**Set problem**
All of the lines below are to be transcribed faithfully, with pictures excluded from the copy.

**Data extract**
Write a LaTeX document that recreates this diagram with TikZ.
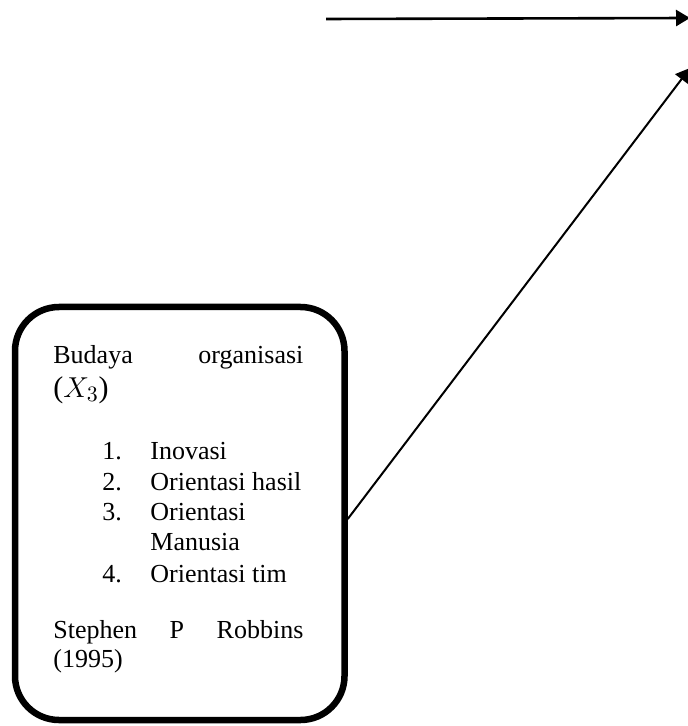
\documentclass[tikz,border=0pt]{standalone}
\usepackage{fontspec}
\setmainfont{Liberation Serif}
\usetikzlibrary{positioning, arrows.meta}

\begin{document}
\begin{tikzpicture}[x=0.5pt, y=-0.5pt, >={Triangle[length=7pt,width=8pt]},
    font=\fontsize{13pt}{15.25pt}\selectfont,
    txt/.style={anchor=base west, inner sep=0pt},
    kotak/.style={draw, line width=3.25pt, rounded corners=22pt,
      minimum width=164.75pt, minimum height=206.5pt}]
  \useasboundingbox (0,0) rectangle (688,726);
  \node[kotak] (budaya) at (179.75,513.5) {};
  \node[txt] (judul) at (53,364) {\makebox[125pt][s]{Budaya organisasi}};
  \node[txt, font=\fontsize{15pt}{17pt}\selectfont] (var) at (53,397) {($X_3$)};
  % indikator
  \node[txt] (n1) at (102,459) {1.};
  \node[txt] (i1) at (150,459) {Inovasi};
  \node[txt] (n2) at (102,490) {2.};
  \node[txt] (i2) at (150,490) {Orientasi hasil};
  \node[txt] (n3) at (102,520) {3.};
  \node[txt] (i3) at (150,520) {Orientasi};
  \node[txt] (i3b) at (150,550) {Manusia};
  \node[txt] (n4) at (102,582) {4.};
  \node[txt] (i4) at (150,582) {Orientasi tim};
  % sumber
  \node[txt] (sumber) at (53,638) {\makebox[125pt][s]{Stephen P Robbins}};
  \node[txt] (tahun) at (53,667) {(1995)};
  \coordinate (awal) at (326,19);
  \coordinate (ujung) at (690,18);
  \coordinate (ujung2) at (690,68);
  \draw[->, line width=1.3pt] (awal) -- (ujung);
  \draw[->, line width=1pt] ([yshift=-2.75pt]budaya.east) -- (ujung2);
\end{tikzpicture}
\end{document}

**Solution**
Write a LaTeX document that recreates this diagram with TikZ.
\documentclass[tikz,border=0pt]{standalone}
\usepackage{fontspec}
\setmainfont{Liberation Serif}
\usetikzlibrary{positioning, arrows.meta}

\begin{document}
\begin{tikzpicture}[x=0.5pt, y=-0.5pt, >={Triangle[length=7pt,width=8pt]},
    font=\fontsize{13pt}{15.25pt}\selectfont,
    txt/.style={anchor=base west, inner sep=0pt},
    kotak/.style={draw, line width=3.25pt, rounded corners=22pt,
      minimum width=164.75pt, minimum height=206.5pt}]
  \useasboundingbox (0,0) rectangle (688,726);
  \node[kotak] (budaya) at (179.75,513.5) {};
  \node[txt] (judul) at (53,364) {\makebox[125pt][s]{Budaya organisasi}};
  \node[txt, font=\fontsize{15pt}{17pt}\selectfont] (var) at (53,397) {($X_3$)};
  % indikator
  \node[txt] (n1) at (102,459) {1.};
  \node[txt] (i1) at (150,459) {Inovasi};
  \node[txt] (n2) at (102,490) {2.};
  \node[txt] (i2) at (150,490) {Orientasi hasil};
  \node[txt] (n3) at (102,520) {3.};
  \node[txt] (i3) at (150,520) {Orientasi};
  \node[txt] (i3b) at (150,550) {Manusia};
  \node[txt] (n4) at (102,582) {4.};
  \node[txt] (i4) at (150,582) {Orientasi tim};
  % sumber
  \node[txt] (sumber) at (53,638) {\makebox[125pt][s]{Stephen P Robbins}};
  \node[txt] (tahun) at (53,667) {(1995)};
  \coordinate (awal) at (326,19);
  \coordinate (ujung) at (690,18);
  \coordinate (ujung2) at (690,68);
  \draw[->, line width=1.3pt] (awal) -- (ujung);
  \draw[->, line width=1pt] ([yshift=-2.75pt]budaya.east) -- (ujung2);
\end{tikzpicture}
\end{document}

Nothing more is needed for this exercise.